[TASK GOAL]
Everything in the listing except the pictures should be written out exactly.

[DATA EXTRACT]
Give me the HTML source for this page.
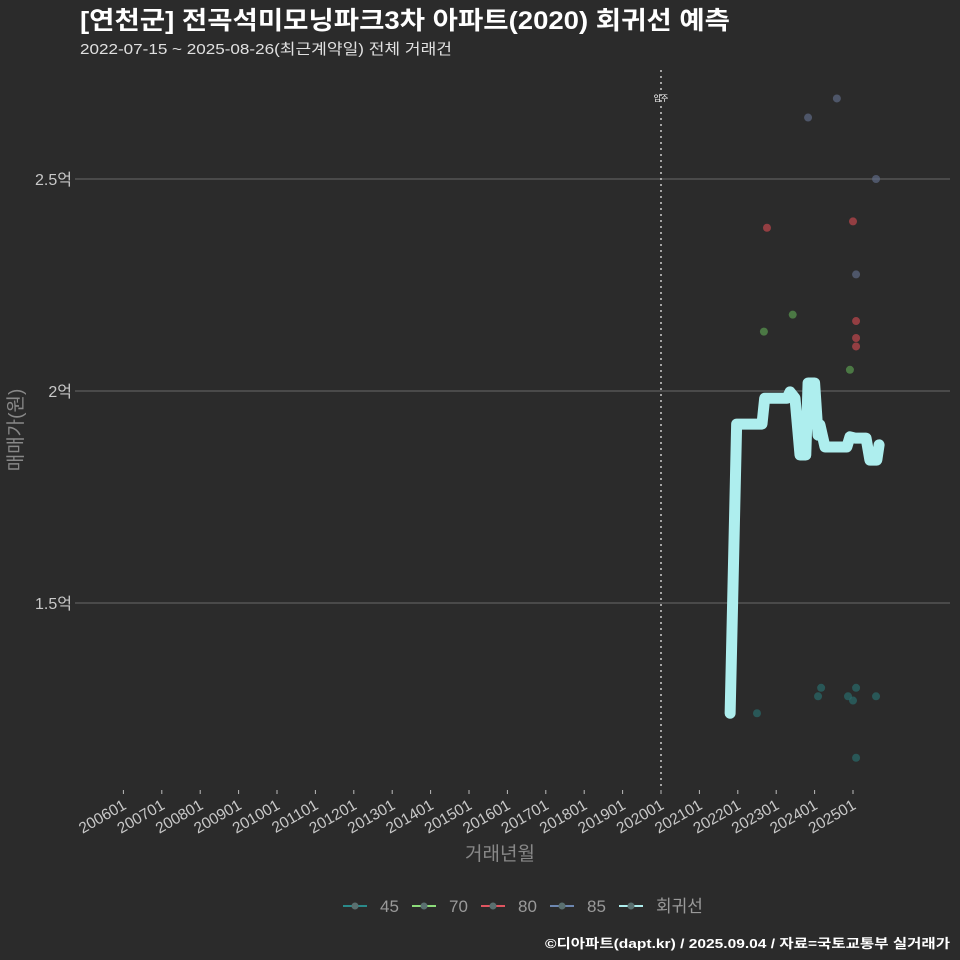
<!DOCTYPE html>
<html><head><meta charset="utf-8"><style>
body{margin:0;background:#2b2b2b;}
svg{display:block;font-family:"Liberation Sans","Noto Sans CJK KR",sans-serif;}
</style></head><body>
<svg id="chart" width="960" height="960" viewBox="0 0 960 960">
<rect width="960" height="960" fill="#2b2b2b"/>
<text x="80" y="29" fill="#ffffff" font-size="25" font-weight="bold" textLength="650" lengthAdjust="spacingAndGlyphs">[연천군] 전곡석미모닝파크3차 아파트(2020) 회귀선 예측</text>
<text x="80" y="54" fill="#e0e0e0" font-size="15" textLength="372" lengthAdjust="spacingAndGlyphs">2022-07-15 ~ 2025-08-26(최근계약일) 전체 거래건</text>
<g id="grid"></g>
<g id="marks"></g>
<g id="xticks"></g>
<text x="500" y="860" fill="#888" font-size="19" text-anchor="middle">거래년월</text>
<text transform="translate(22,430) rotate(-90)" fill="#888" font-size="19" text-anchor="middle">매매가(원)</text>
<g id="legend"></g>
<text x="950" y="948" fill="#fff" font-size="13" font-weight="bold" text-anchor="end" textLength="405" lengthAdjust="spacingAndGlyphs">©디아파트(dapt.kr) / 2025.09.04 / 자료=국토교통부 실거래가</text>
</svg>
<script>
const yTicks=[1.5,2.0,2.5];
const yTickLabels=["1.5억","2억","2.5억"];
const xTickYears=[2006,2007,2008,2009,2010,2011,2012,2013,2014,2015,2016,2017,2018,2019,2020,2021,2022,2023,2024,2025];
const xTickLabels=["200601","200701","200801","200901","201001","201101","201201","201301","201401","201501","201601","201701","201801","201901","202001","202101","202201","202301","202401","202501"];
const s45x=[2022.5,2024.09,2024.17,2024.87,2025.0,2025.08,2025.6,2025.08];
const s45y=[1.24,1.28,1.30,1.28,1.27,1.30,1.28,1.135];
const s70x=[2022.68,2023.43,2024.92];
const s70y=[2.14,2.18,2.05];
const s80x=[2022.76,2025.0,2025.08,2025.08,2025.08];
const s80y=[2.385,2.40,2.165,2.125,2.105];
const s85x=[2023.83,2024.58,2025.6,2025.08];
const s85y=[2.645,2.69,2.5,2.275];
const regX=[2021.8,2021.97,2022.63,2022.7,2023.28,2023.36,2023.49,2023.62,2023.77,2023.83,2024.0,2024.09,2024.14,2024.27,2024.84,2024.92,2025.05,2025.34,2025.44,2025.62,2025.68];
const regY=[1.24,1.922,1.922,1.983,1.983,1.998,1.983,1.849,1.849,2.019,2.019,1.896,1.92,1.868,1.868,1.892,1.889,1.889,1.837,1.837,1.873];
const ns="http://www.w3.org/2000/svg";
const X=v=>123.4+(v-2006)*38.4;
const Y=v=>391-(v-2.0)*424;
function mk(tag,attrs,parent){const e=document.createElementNS(ns,tag);for(const k in attrs)e.setAttribute(k,attrs[k]);parent.appendChild(e);return e;}
const grid=document.getElementById('grid'),marks=document.getElementById('marks'),xt=document.getElementById('xticks'),lg=document.getElementById('legend');
yTicks.forEach((t,i)=>{
 const l=mk('line',{x1:75,x2:950,y1:Y(t),y2:Y(t),stroke:'#555','stroke-width':1.5},grid);
 
 
 const tx=mk('text',{x:72,y:Y(t)+6,fill:'#c8c8c8','font-size':16,'text-anchor':'end'},grid);
 tx.textContent=yTickLabels[i];
 
 
});
const vl=mk('line',{x1:X(2020),x2:X(2020),y1:70,y2:790,stroke:'#ccc','stroke-width':1.5,'stroke-dasharray':'2,4'},grid);


const vt=mk('text',{x:X(2020),y:101,fill:'#fff','font-size':8,'text-anchor':'middle'},grid);
vt.textContent='입주';


xTickYears.forEach((yr,i)=>{
 const tk=mk('line',{x1:X(yr),x2:X(yr),y1:790,y2:794,stroke:'#bbb','stroke-width':1},xt);
 
 
 const t=mk('text',{transform:`translate(${X(yr)+4},${808}) rotate(-30)`,fill:'#c8c8c8','font-size':15.5,'text-anchor':'end'},xt);
 t.textContent=xTickLabels[i];
 
 
});
function pts(xs,ys,col,name){xs.forEach((x,i)=>{
 const c=mk('circle',{cx:X(x),cy:Y(ys[i]),r:4,fill:col,opacity:0.7},marks);
 
 
});}
pts(s45x,s45y,'#2a6b6b','point-45');
pts(s70x,s70y,'#5a9a50','point-70');
pts(s80x,s80y,'#c0474d','point-80');
pts(s85x,s85y,'#5e6a85','point-85');
const reg=mk('polyline',{points:regX.map((x,i)=>X(x)+','+Y(regY[i])).join(' '),fill:'none',stroke:'#aeeeee','stroke-width':11,'stroke-linejoin':'round','stroke-linecap':'round'},marks);


const legItems=[['45','#2a8a8a',343],['70','#8cdc7a',412],['80','#e05560',481],['85','#6d87b0',550],['회귀선','#aeeeee',619]];
legItems.forEach(([lab,col,x])=>{
 const g=mk('g',{},lg);
 
 
 mk('line',{x1:x,x2:x+24,y1:906,y2:906,stroke:col,'stroke-width':2},g);
 mk('circle',{cx:x+12,cy:906,r:3.5,fill:'#5a7070'},g);
 const t=mk('text',{x:x+37,y:912,fill:'#9a9a9a','font-size':17},g);
 t.textContent=lab;
});
</script>
</body></html>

[SOLVED EXERCISE]
Give me the HTML source for this page.
<!DOCTYPE html>
<html><head><meta charset="utf-8"><style>
body{margin:0;background:#2b2b2b;}
svg{display:block;font-family:"Liberation Sans","Noto Sans CJK KR",sans-serif;}
</style></head><body>
<svg id="chart" width="960" height="960" viewBox="0 0 960 960">
<rect width="960" height="960" fill="#2b2b2b"/>
<text x="80" y="29" fill="#ffffff" font-size="25" font-weight="bold" textLength="650" lengthAdjust="spacingAndGlyphs">[연천군] 전곡석미모닝파크3차 아파트(2020) 회귀선 예측</text>
<text x="80" y="54" fill="#e0e0e0" font-size="15" textLength="372" lengthAdjust="spacingAndGlyphs">2022-07-15 ~ 2025-08-26(최근계약일) 전체 거래건</text>
<g id="grid"></g>
<g id="marks"></g>
<g id="xticks"></g>
<text x="500" y="860" fill="#888" font-size="19" text-anchor="middle">거래년월</text>
<text transform="translate(22,430) rotate(-90)" fill="#888" font-size="19" text-anchor="middle">매매가(원)</text>
<g id="legend"></g>
<text x="950" y="948" fill="#fff" font-size="13" font-weight="bold" text-anchor="end" textLength="405" lengthAdjust="spacingAndGlyphs">©디아파트(dapt.kr) / 2025.09.04 / 자료=국토교통부 실거래가</text>
</svg>
<script>
const yTicks=[1.5,2.0,2.5];
const yTickLabels=["1.5억","2억","2.5억"];
const xTickYears=[2006,2007,2008,2009,2010,2011,2012,2013,2014,2015,2016,2017,2018,2019,2020,2021,2022,2023,2024,2025];
const xTickLabels=["200601","200701","200801","200901","201001","201101","201201","201301","201401","201501","201601","201701","201801","201901","202001","202101","202201","202301","202401","202501"];
const s45x=[2022.5,2024.09,2024.17,2024.87,2025.0,2025.08,2025.6,2025.08];
const s45y=[1.24,1.28,1.30,1.28,1.27,1.30,1.28,1.135];
const s70x=[2022.68,2023.43,2024.92];
const s70y=[2.14,2.18,2.05];
const s80x=[2022.76,2025.0,2025.08,2025.08,2025.08];
const s80y=[2.385,2.40,2.165,2.125,2.105];
const s85x=[2023.83,2024.58,2025.6,2025.08];
const s85y=[2.645,2.69,2.5,2.275];
const regX=[2021.8,2021.97,2022.63,2022.7,2023.28,2023.36,2023.49,2023.62,2023.77,2023.83,2024.0,2024.09,2024.14,2024.27,2024.84,2024.92,2025.05,2025.34,2025.44,2025.62,2025.68];
const regY=[1.24,1.922,1.922,1.983,1.983,1.998,1.983,1.849,1.849,2.019,2.019,1.896,1.92,1.868,1.868,1.892,1.889,1.889,1.837,1.837,1.873];
const ns="http://www.w3.org/2000/svg";
const X=v=>123.4+(v-2006)*38.4;
const Y=v=>391-(v-2.0)*424;
function mk(tag,attrs,parent){const e=document.createElementNS(ns,tag);for(const k in attrs)e.setAttribute(k,attrs[k]);parent.appendChild(e);return e;}
const grid=document.getElementById('grid'),marks=document.getElementById('marks'),xt=document.getElementById('xticks'),lg=document.getElementById('legend');
yTicks.forEach((t,i)=>{
 const l=mk('line',{x1:75,x2:950,y1:Y(t),y2:Y(t),stroke:'#555','stroke-width':1.5},grid);
 
 
 const tx=mk('text',{x:72,y:Y(t)+6,fill:'#c8c8c8','font-size':16,'text-anchor':'end'},grid);
 tx.textContent=yTickLabels[i];
 
 
});
const vl=mk('line',{x1:X(2020),x2:X(2020),y1:70,y2:790,stroke:'#ccc','stroke-width':1.5,'stroke-dasharray':'2,4'},grid);


const vt=mk('text',{x:X(2020),y:101,fill:'#fff','font-size':8,'text-anchor':'middle'},grid);
vt.textContent='입주';


xTickYears.forEach((yr,i)=>{
 const tk=mk('line',{x1:X(yr),x2:X(yr),y1:790,y2:794,stroke:'#bbb','stroke-width':1},xt);
 
 
 const t=mk('text',{transform:`translate(${X(yr)+4},${808}) rotate(-30)`,fill:'#c8c8c8','font-size':15.5,'text-anchor':'end'},xt);
 t.textContent=xTickLabels[i];
 
 
});
function pts(xs,ys,col,name){xs.forEach((x,i)=>{
 const c=mk('circle',{cx:X(x),cy:Y(ys[i]),r:4,fill:col,opacity:0.7},marks);
 
 
});}
pts(s45x,s45y,'#2a6b6b','point-45');
pts(s70x,s70y,'#5a9a50','point-70');
pts(s80x,s80y,'#c0474d','point-80');
pts(s85x,s85y,'#5e6a85','point-85');
const reg=mk('polyline',{points:regX.map((x,i)=>X(x)+','+Y(regY[i])).join(' '),fill:'none',stroke:'#aeeeee','stroke-width':11,'stroke-linejoin':'round','stroke-linecap':'round'},marks);


const legItems=[['45','#2a8a8a',343],['70','#8cdc7a',412],['80','#e05560',481],['85','#6d87b0',550],['회귀선','#aeeeee',619]];
legItems.forEach(([lab,col,x])=>{
 const g=mk('g',{},lg);
 
 
 mk('line',{x1:x,x2:x+24,y1:906,y2:906,stroke:col,'stroke-width':2},g);
 mk('circle',{cx:x+12,cy:906,r:3.5,fill:'#5a7070'},g);
 const t=mk('text',{x:x+37,y:912,fill:'#9a9a9a','font-size':17},g);
 t.textContent=lab;
});
</script>
</body></html>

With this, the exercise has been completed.